There has been some talk about gaming couples in recent weeks. I think most of it was spawned by Matticus's somewhat negative article about raiding couples. I got the sense that he doesn't care much for them. Yet, I can't help but think he's only speaking about one very specific type of couple. One very narrow-minded view.
My guild was founded based on couples. Most of the founding members were part of a gaming couple. It's why we took the joking name: Lothar Swingers Club. And it worked really well for us. We had very low drama. We succeed in progressing at our own pace. And we have a wide variety of couple types. Some of us talk... a lot. Some of us are quiet. Some of us, you can't even count on to have spoken to their spouse more recently than you have.
To be fair, I've know couples like the ones Matticus describes, but we just didn't have anyone like that. I would say we have everything but that. In fact, it was probably more often 2 on 1 against one member of the couple, causing more marital strife than in-game strife. It was not uncommon for a couple to go silent for an uncommon amount of time on vent, only to key in five minutes later saying: "Sorry, was yelling at my spouse across the room. He/she was being an idiot again."

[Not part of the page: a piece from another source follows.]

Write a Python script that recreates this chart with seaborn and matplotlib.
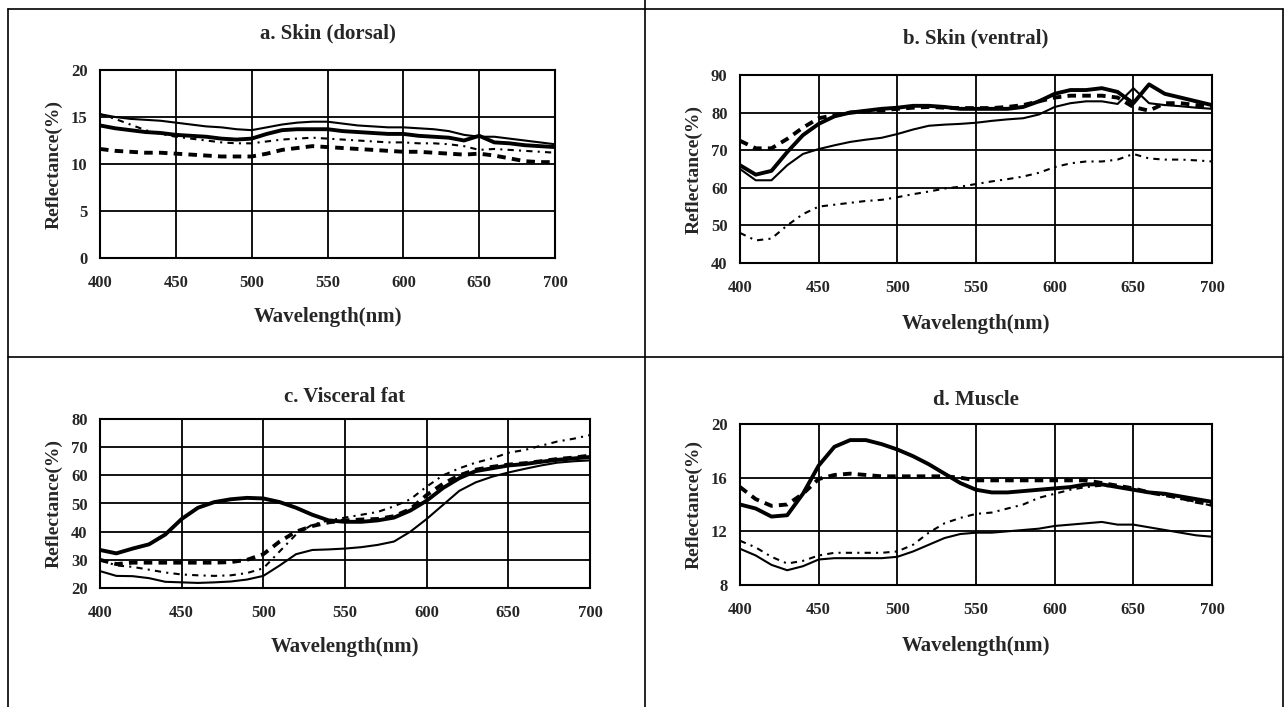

Which brings up what I believe to be the biggest benefit of gaming couples, mechanics-wise: they're in the same room. When my wife is tanking, it's like she has a built in bonus camera in the form of the pew-pewing warlock. While she's watching the All Crotch All The Time channel, I can warn her of adds or other impending doom. Basically, two heads are better than one. And this sort of thing extends to a lot of other areas, but in-game doesn't really cover it for me.
Honestly, I think the biggest benefit is been the support network you get. Any married person can tell you that having other married friends is comforting. It's nice to know that all the yelling is normal, and that you're not the only one annoyed by who did/didn't do the dishes. And when one of you gets sick - really sick - you have a whole bunch of folks that are there for you and understand.
The support I've gotten from my guildies in the past few months has been unquantifiable. You cannot min/max it. It will never show up on a meter in-game.
I guess I just wanted to go on record with that. No way in hell would I avoid gaming couples just on principle. No, I just try to avoid unreasonable asshats based on individual experience. After all, you don't have to be a couple to be one of those. Does it surprise anyone that they might come in pairs? Just saying: don't throw out the baby with the bathwater here.
All in all, I think this: "On the other hand, you could just auto decline couples entirely and
sidestep any potential drama problems that might happen later" is terrible advice. You could miss out on so much, and MMO gaming isn't just about raiding.
(Note: I don't think Matticus was really meaning to "hate" on couples, though it kind of came off that way. Instead, I think he was merely stressing that as a good GM/RL, you need to take someone's entire situation into account when deciding if they're right for your group or not. And that is not bad advice.)